■ **DATASET EXCERPT**

════════

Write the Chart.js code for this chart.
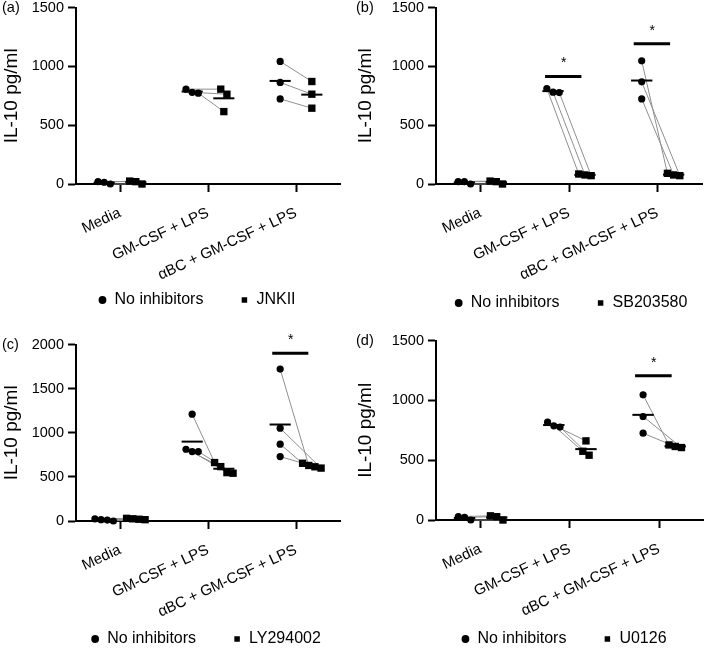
<!DOCTYPE html>
<html><head><meta charset="utf-8">
<script src="https://cdn.jsdelivr.net/npm/chart.js@4.4.1/dist/chart.umd.min.js"></script>
<style>
html,body{margin:0;padding:0;background:#fff;overflow:hidden;width:709px;height:649px;position:relative;}
.p{position:absolute;}
</style></head><body>
<div class="p" style="left:0;top:-5px"><canvas id="c0" width="354" height="323"></canvas></div>
<div class="p" style="left:354px;top:-5px"><canvas id="c1" width="355" height="326"></canvas></div>
<div class="p" style="left:0;top:332px"><canvas id="c2" width="354" height="325"></canvas></div>
<div class="p" style="left:354px;top:328px"><canvas id="c3" width="355" height="329"></canvas></div>
<script>
// ---------------- data ----------------
const categories = ['Media', 'GM-CSF + LPS', '\u03b1BC + GM-CSF + LPS'];
const panelTags = ['(a)', '(b)', '(c)', '(d)'];
const controlName = 'No inhibitors';
const inhibitorNames = ['JNKII', 'SB203580', 'LY294002', 'U0126'];
const yAxisMax = [1500, 1500, 2000, 1500];
const yTickStep = 500;

// replicate values per category; element i of the control pairs with element i of the inhibitor
const noInhibitorsA = [[15, 0, 20], [807, 780, 773], [1043, 864, 724]];
const jnkiiA        = [[25, 0, 20], [807, 764, 616], [872, 764, 645]];
const noInhibitorsB = [[20, 0, 20], [812, 778, 781], [1048, 869, 724]];
const sb203580B     = [[25, 0, 20], [85, 71, 77], [91, 71, 77]];
const noInhibitorsC = [[10, 0, 25, 15], [1212, 814, 788, 788], [1723, 1053, 871, 731]];
const ly294002C     = [[25, 20, 30, 15], [663, 617, 549, 542], [630, 600, 655, 615]];
const noInhibitorsD = [[28, 0, 22], [818, 777, 788], [1047, 866, 726]];
const u0126D        = [[35, 0, 28], [662, 542, 575], [628, 606, 615]];

// significance bars: category index and bar height (pg/ml)
const sigA = [];
const sigB = [{cat: 1, y: 915}, {cat: 2, y: 1193}];
const sigC = [{cat: 2, y: 1902}];
const sigD = [{cat: 2, y: 1207}];

const controls = [noInhibitorsA, noInhibitorsB, noInhibitorsC, noInhibitorsD];
const treated = [jnkiiA, sb203580B, ly294002C, u0126D];
const sigs = [sigA, sigB, sigC, sigD];

// ---------------- layout (not data) ----------------
const layoutCfg = [
  {axisW: 76, padR: 14, xH: 71, shift: 27},
  {axisW: 82, padR: 7,  xH: 74, shift: 43},
  {axisW: 76, padR: 14, xH: 73, shift: 36},
  {axisW: 82, padR: 5,  xH: 74, shift: 35}
];

Chart.defaults.font.family = '"Liberation Sans", Arial, Helvetica, sans-serif';
Chart.defaults.color = '#000';

function spread(vals, side, yMax) {
  const base = side * 0.18, step = 0.07, thr = 0.04 * yMax;
  const idx = vals.map((v, i) => i).sort((a, b) => vals[b] - vals[a]);
  const out = new Array(vals.length);
  let cluster = [idx[0]];
  const flush = () => cluster.forEach((k, j) => { out[k] = base + (j - (cluster.length - 1) / 2) * step; });
  for (let j = 1; j < idx.length; j++) {
    if (vals[idx[j - 1]] - vals[idx[j]] < thr) cluster.push(idx[j]);
    else { flush(); cluster = [idx[j]]; }
  }
  flush();
  return out;
}
const mean = a => a.reduce((s, v) => s + v, 0) / a.length;

const extras = {
  id: 'extras',
  afterLayout(chart) {
    const o = chart.options.plugins.extras;
    if (chart.legend) { chart.legend.left += o.shift; chart.legend.right += o.shift; }
    // let the rotated category labels run below the axis box instead of being clipped
    chart.scales.x._computeLabelArea = () => undefined;
  },
  afterDraw(chart) {
    const o = chart.options.plugins.extras;
    const ctx = chart.ctx, xs = chart.scales.x, ys = chart.scales.y;
    ctx.save();
    ctx.fillStyle = '#000';
    ctx.font = '14.5px "Liberation Sans", Arial, sans-serif';
    ctx.textBaseline = 'middle';
    ctx.textAlign = 'left';
    ctx.fillText(o.tag, 2, ys.getPixelForValue(ys.max));
    ctx.font = '14px "Liberation Sans", Arial, sans-serif';
    ctx.textAlign = 'center';
    o.sig.forEach(s => {
      ctx.fillText('*', xs.getPixelForValue(s.cat - 0.06), ys.getPixelForValue(s.y) - 13);
    });
    ctx.restore();
  }
};

const charts = [];
for (let p = 0; p < 4; p++) {
  const ctrl = controls[p], trt = treated[p], yMax = yAxisMax[p], L = layoutCfg[p];
  const lineSets = [], meanSets = [], circ = [], sq = [];
  ctrl.forEach((vals, c) => {
    const tv = trt[c];
    const oc = spread(vals, -1, yMax), os = spread(tv, 1, yMax);
    vals.forEach((v, i) => {
      circ.push({x: c + oc[i], y: v});
      if (i < tv.length) lineSets.push({
        data: [{x: c + oc[i], y: v}, {x: c + os[i], y: tv[i]}],
        showLine: true, borderColor: '#8f8f8f', borderWidth: 1, pointRadius: 0, order: 3, clip: false
      });
    });
    tv.forEach((v, i) => sq.push({x: c + os[i], y: v}));
    [[-0.18, mean(vals)], [0.18, mean(tv)]].forEach(([b, m]) => meanSets.push({
      data: [{x: c + b - 0.12, y: m}, {x: c + b + 0.12, y: m}],
      showLine: true, borderColor: '#000', borderWidth: 2, pointRadius: 0, order: 2, clip: false
    }));
  });
  const sigSets = sigs[p].map(s => ({
    data: [{x: s.cat - 0.27, y: s.y}, {x: s.cat + 0.14, y: s.y}],
    showLine: true, borderColor: '#000', borderWidth: 3, pointRadius: 0, order: 2, clip: false
  }));
  const datasets = [
    {label: controlName, data: circ, pointStyle: 'circle', pointRadius: 3.6, backgroundColor: '#000',
     borderColor: '#000', borderWidth: 0, order: 1, clip: false, isLegend: true},
    {label: inhibitorNames[p], data: sq, pointStyle: 'rect', pointRadius: 5.2, backgroundColor: '#000',
     borderColor: '#000', borderWidth: 0, order: 1, clip: false, isLegend: true},
    ...meanSets, ...sigSets, ...lineSets
  ];
  charts.push(new Chart(document.getElementById('c' + p), {
    type: 'scatter',
    data: {datasets},
    plugins: [extras],
    options: {
      responsive: false, animation: false, events: [],
      layout: {padding: {left: 0, right: L.padR, top: 0, bottom: 0}},
      plugins: {
        tooltip: {enabled: false},
        extras: {tag: panelTags[p], sig: sigs[p], shift: L.shift},
        legend: {
          position: 'bottom',
          labels: {
            usePointStyle: true, boxWidth: 8, boxHeight: 5.5, padding: 37,
            font: {size: 16}, color: '#000',
            filter: (item, data) => !!data.datasets[item.datasetIndex].isLegend
          }
        }
      },
      scales: {
        x: {
          type: 'linear', min: -0.5, max: 2.5,
          afterBuildTicks: s => { s.ticks = categories.map((_, i) => ({value: i})); },
          afterFit: s => { s.height = L.xH; },
          ticks: {callback: v => categories[v], minRotation: 25, maxRotation: 25, autoSkip: false,
                  font: {size: 15}, color: '#000', padding: 12},
          grid: {display: true, drawOnChartArea: false, drawTicks: true, tickLength: 8, tickWidth: 2, tickColor: '#000'},
          border: {display: true, color: '#000', width: 2}
        },
        y: {
          min: 0, max: yMax,
          afterFit: s => { s.width = L.axisW; },
          ticks: {stepSize: yTickStep, font: {size: 14.5}, color: '#000', padding: 4, callback: v => String(v)},
          grid: {display: true, drawOnChartArea: false, drawTicks: true, tickLength: 8, tickWidth: 2, tickColor: '#000'},
          border: {display: true, color: '#000', width: 2},
          title: {display: true, text: 'IL-10 pg/ml', font: {size: 19}, color: '#000', padding: {top: 0, bottom: 0}}
        }
      }
    }
  }));
}
</script>
</body></html>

════════

■ **WRITTEN INSTRUCTION**
Set down again, exactly, the lines of the material above from its first line to the one with "const yTickStep = 500;", inclusive. Leave the pictures out.

■ **WRITTEN ANSWER**
Write the Chart.js code for this chart.
<!DOCTYPE html>
<html><head><meta charset="utf-8">
<script src="https://cdn.jsdelivr.net/npm/chart.js@4.4.1/dist/chart.umd.min.js"></script>
<style>
html,body{margin:0;padding:0;background:#fff;overflow:hidden;width:709px;height:649px;position:relative;}
.p{position:absolute;}
</style></head><body>
<div class="p" style="left:0;top:-5px"><canvas id="c0" width="354" height="323"></canvas></div>
<div class="p" style="left:354px;top:-5px"><canvas id="c1" width="355" height="326"></canvas></div>
<div class="p" style="left:0;top:332px"><canvas id="c2" width="354" height="325"></canvas></div>
<div class="p" style="left:354px;top:328px"><canvas id="c3" width="355" height="329"></canvas></div>
<script>
// ---------------- data ----------------
const categories = ['Media', 'GM-CSF + LPS', '\u03b1BC + GM-CSF + LPS'];
const panelTags = ['(a)', '(b)', '(c)', '(d)'];
const controlName = 'No inhibitors';
const inhibitorNames = ['JNKII', 'SB203580', 'LY294002', 'U0126'];
const yAxisMax = [1500, 1500, 2000, 1500];
const yTickStep = 500;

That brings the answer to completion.